Task to carry out: Extract, in full, the lines below, beginning at the first and ending with the line that contains "(hR) at (897,73)". Pictures do not belong in the copy.

** BEGIN Data excerpt **

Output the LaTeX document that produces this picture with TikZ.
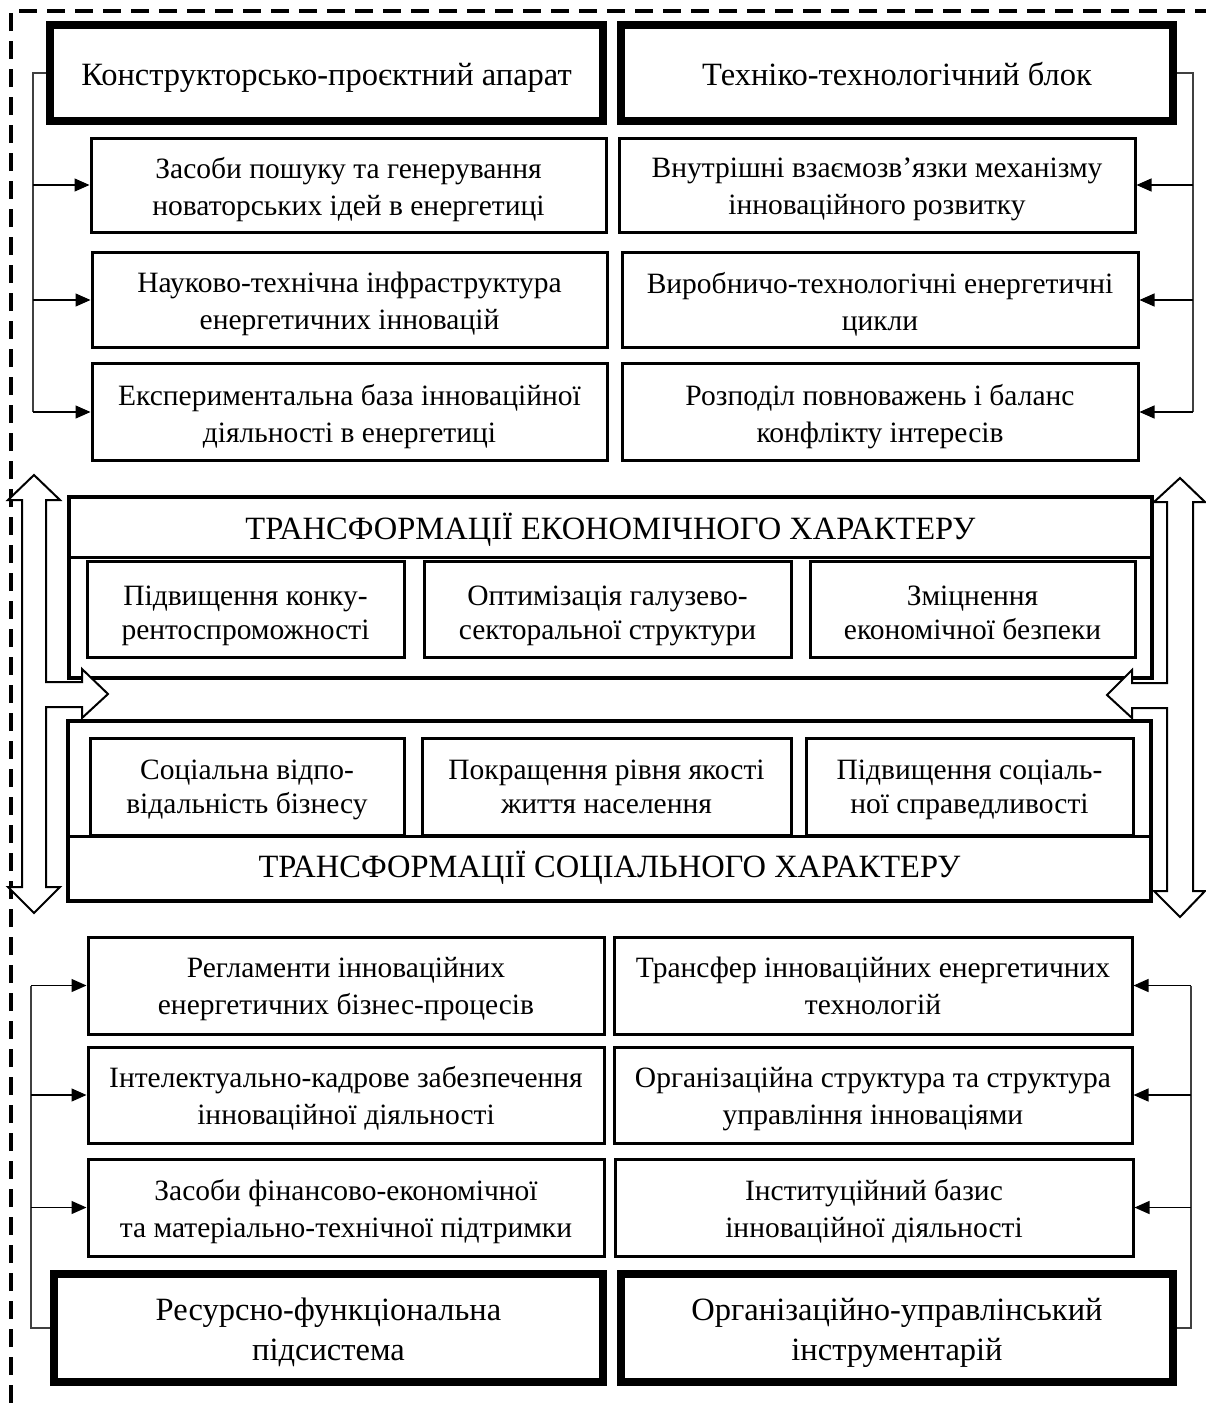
\documentclass[tikz,border=0pt]{standalone}
\usepackage{fontspec}
\setmainfont{Liberation Serif}
\usetikzlibrary{arrows.meta}
\newcommand\fsz{\fontsize{29.5}{37}\selectfont}
\newcommand\fsub{\fontsize{29.5}{33.5}\selectfont}
\newcommand\fbig{\fontsize{32.5}{40}\selectfont}
\begin{document}
\begin{tikzpicture}[x=1pt,y=-1pt,
  box/.style={draw, line width=3pt, fill=white, inner sep=0pt},
  hdr/.style={box, line width=8pt},
  bigbox/.style={draw, line width=4pt, fill=white, inner sep=0pt},
  txt/.style={align=center, inner sep=0pt, font=\fsz,
    execute at begin node=\strut, execute at end node=\strut},
  rowtxt/.style={txt, yshift=-6.5pt},
  subtxt/.style={txt, font=\fsub},
  hdrtxt/.style={txt, font=\fbig},
  ttl/.style={align=center, inner sep=0pt, font=\fbig, execute at begin node=\strut},
  arr/.style={-{Triangle[length=15pt,width=13pt]}, line width=1.3pt},
  brk/.style={line width=1.2pt, draw=black!75},
  dbl/.style={draw, line width=2pt, fill=white, line join=miter},
  border/.style={line width=4.5pt, dash pattern=on 18pt off 10pt}]
\useasboundingbox (0,0) rectangle (1206,1403);
\fill[white] (0,0) rectangle (1206,1403);
% dashed frame
\coordinate (fTL) at (11,11);
\coordinate (fTR) at (1206,11);
\coordinate (fBL) at (11,1403);
\draw[border] (fBL) -- (fTL) -- (fTR);

% top headers
\node[hdr, minimum width=553, minimum height=96, label={[hdrtxt, yshift=-4pt]center:{Конструкторсько-проєктний апарат}}] (hL) at (326.5,73) {};
\node[hdr, minimum width=552, minimum height=96, label={[hdrtxt, yshift=-4pt]center:{Техніко-технологічний блок}}] (hR) at (897,73) {};

% top rows
\node[box, minimum width=515, minimum height=94, label={[rowtxt]center:{Засоби пошуку та генерування\\новаторських ідей в енергетиці}}] (tl1) at (348.5,185) {};
\node[box, minimum width=515, minimum height=95, label={[rowtxt]center:{Науково-технічна інфраструктура\\енергетичних інновацій}}] (tl2) at (349.5,300) {};
\node[box, minimum width=515, minimum height=97, label={[rowtxt]center:{Експериментальна база інноваційної\\діяльності в енергетиці}}] (tl3) at (349.5,412) {};
\node[box, minimum width=516, minimum height=94, label={[rowtxt]center:{Внутрішні взаємозв’язки механізму\\інноваційного розвитку}}] (tr1) at (877,185) {};
\node[box, minimum width=516, minimum height=95, label={[rowtxt]center:{Виробничо-технологічні енергетичні\\цикли}}] (tr2) at (880,300) {};
\node[box, minimum width=516, minimum height=97, label={[rowtxt]center:{Розподіл повноважень і баланс\\конфлікту інтересів}}] (tr3) at (880,412) {};

% top brackets
\coordinate (bTL) at (33,0);
\coordinate (bTR) at (1193,0);
\draw[brk] (hL.west) -| (bTL |- tl3.west);
\draw[arr] (bTL |- tl1.west) -- (tl1.west);
\draw[arr] (bTL |- tl2.west) -- (tl2.west);
\draw[arr] (bTL |- tl3.west) -- (tl3.west);
\draw[brk] (hR.east) -| (bTR |- tr3.east);
\draw[arr] (bTR |- tr1.east) -- (tr1.east);
\draw[arr] (bTR |- tr2.east) -- (tr2.east);
\draw[arr] (bTR |- tr3.east) -- (tr3.east);

% economic block
\node[bigbox, minimum width=1083, minimum height=181] (eco) at (610.5,587.5) {};
\node[ttl, yshift=-4pt] (ecoT) at (610.5,527) {ТРАНСФОРМАЦІЇ ЕКОНОМІЧНОГО ХАРАКТЕРУ};
\coordinate (ecoL) at (557,557);
\draw[line width=3pt] (eco.west |- ecoL) -- (eco.east |- ecoL);
\node[box, minimum width=317, minimum height=96, label={[subtxt, yshift=-8.5pt]center:{Підвищення конку-\\рентоспроможності}}] (e1) at (245.5,609) {};
\node[box, minimum width=367, minimum height=96, label={[subtxt, yshift=-8.5pt]center:{Оптимізація галузево-\\секторальної структури}}] (e2) at (607.5,609) {};
\node[box, minimum width=325, minimum height=96, label={[subtxt, yshift=-8.5pt]center:{Зміцнення\\економічної безпеки}}] (e3) at (972.5,609) {};

% social block
\node[bigbox, minimum width=1083, minimum height=180] (soc) at (609.5,811) {};
\node[ttl, yshift=-1.5pt] (socT) at (609.5,868) {ТРАНСФОРМАЦІЇ СОЦІАЛЬНОГО ХАРАКТЕРУ};
\node[box, minimum width=314, minimum height=97, label={[subtxt, yshift=-5pt]center:{Соціальна відпо-\\відальність бізнесу}}] (s1) at (247,786.5) {};
\node[box, minimum width=369, minimum height=97, label={[subtxt, yshift=-5pt]center:{Покращення рівня якості\\життя населення}}] (s2) at (606.5,786.5) {};
\node[box, minimum width=327, minimum height=97, label={[subtxt, yshift=-5pt]center:{Підвищення соціаль-\\ної справедливості}}] (s3) at (969.5,786.5) {};
\draw[line width=3pt] (soc.west |- s1.south) -- (soc.east |- s1.south);

% double arrows
\draw[dbl] (34,475) -- (60,500) -- (46,500) -- (46,682) -- (82,682) -- (82,669) -- (108,694) -- (82,718) -- (82,707) -- (46,707) -- (46,887) -- (60,887) -- (34,913) -- (8,887) -- (22,887) -- (22,500) -- (8,500) -- cycle;
\draw[dbl] (1180,478) -- (1205,502) -- (1193,502) -- (1193,891) -- (1205,891) -- (1180,917) -- (1154,891) -- (1167,891) -- (1167,708) -- (1132,708) -- (1132,718) -- (1107,695) -- (1132,670) -- (1132,683) -- (1167,683) -- (1167,502) -- (1154,502) -- cycle;

% bottom rows
\node[box, minimum width=516, minimum height=97, label={[rowtxt, yshift=0.5pt]center:{Регламенти інноваційних\\енергетичних бізнес-процесів}}] (bl1) at (346,985.5) {};
\node[box, minimum width=516, minimum height=96, label={[rowtxt, yshift=0.5pt]center:{Інтелектуально-кадрове забезпечення\\інноваційної діяльності}}] (bl2) at (346,1095) {};
\node[box, minimum width=516, minimum height=97, label={[rowtxt, yshift=0.5pt]center:{Засоби фінансово-економічної\\та матеріально-технічної підтримки}}] (bl3) at (346,1207.5) {};
\node[box, minimum width=518, minimum height=97, label={[rowtxt, yshift=0.5pt]center:{Трансфер інноваційних енергетичних\\технологій}}] (br1) at (873,985.5) {};
\node[box, minimum width=518, minimum height=96, label={[rowtxt, yshift=0.5pt]center:{Організаційна структура та структура\\управління інноваціями}}] (br2) at (873,1095) {};
\node[box, minimum width=518, minimum height=97, label={[rowtxt, yshift=0.5pt]center:{Інституційний базис\\інноваційної діяльності}}] (br3) at (874,1207.5) {};

% bottom headers
\node[hdr, minimum width=549, minimum height=108, label={[hdrtxt, yshift=-7.5pt]center:{Ресурсно-функціональна\\підсистема}}] (fL) at (328.5,1328) {};
\node[hdr, minimum width=552, minimum height=108, label={[hdrtxt, yshift=-7.5pt]center:{Організаційно-управлінський\\інструментарій}}] (fR) at (897,1328) {};

% bottom brackets
\coordinate (bBL) at (31,0);
\coordinate (bBR) at (1191,0);
\draw[brk] (fL.west) -| (bBL |- bl1.west);
\draw[arr] (bBL |- bl1.west) -- (bl1.west);
\draw[arr] (bBL |- bl2.west) -- (bl2.west);
\draw[arr] (bBL |- bl3.west) -- (bl3.west);
\draw[brk] (fR.east) -| (bBR |- br1.east);
\draw[arr] (bBR |- br1.east) -- (br1.east);
\draw[arr] (bBR |- br2.east) -- (br2.east);
\draw[arr] (bBR |- br3.east) -- (br3.east);
\end{tikzpicture}
\end{document}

** END Data excerpt **

Answer for the task:
Output the LaTeX document that produces this picture with TikZ.
\documentclass[tikz,border=0pt]{standalone}
\usepackage{fontspec}
\setmainfont{Liberation Serif}
\usetikzlibrary{arrows.meta}
\newcommand\fsz{\fontsize{29.5}{37}\selectfont}
\newcommand\fsub{\fontsize{29.5}{33.5}\selectfont}
\newcommand\fbig{\fontsize{32.5}{40}\selectfont}
\begin{document}
\begin{tikzpicture}[x=1pt,y=-1pt,
  box/.style={draw, line width=3pt, fill=white, inner sep=0pt},
  hdr/.style={box, line width=8pt},
  bigbox/.style={draw, line width=4pt, fill=white, inner sep=0pt},
  txt/.style={align=center, inner sep=0pt, font=\fsz,
    execute at begin node=\strut, execute at end node=\strut},
  rowtxt/.style={txt, yshift=-6.5pt},
  subtxt/.style={txt, font=\fsub},
  hdrtxt/.style={txt, font=\fbig},
  ttl/.style={align=center, inner sep=0pt, font=\fbig, execute at begin node=\strut},
  arr/.style={-{Triangle[length=15pt,width=13pt]}, line width=1.3pt},
  brk/.style={line width=1.2pt, draw=black!75},
  dbl/.style={draw, line width=2pt, fill=white, line join=miter},
  border/.style={line width=4.5pt, dash pattern=on 18pt off 10pt}]
\useasboundingbox (0,0) rectangle (1206,1403);
\fill[white] (0,0) rectangle (1206,1403);
% dashed frame
\coordinate (fTL) at (11,11);
\coordinate (fTR) at (1206,11);
\coordinate (fBL) at (11,1403);
\draw[border] (fBL) -- (fTL) -- (fTR);

% top headers
\node[hdr, minimum width=553, minimum height=96, label={[hdrtxt, yshift=-4pt]center:{Конструкторсько-проєктний апарат}}] (hL) at (326.5,73) {};
\node[hdr, minimum width=552, minimum height=96, label={[hdrtxt, yshift=-4pt]center:{Техніко-технологічний блок}}] (hR) at (897,73) {};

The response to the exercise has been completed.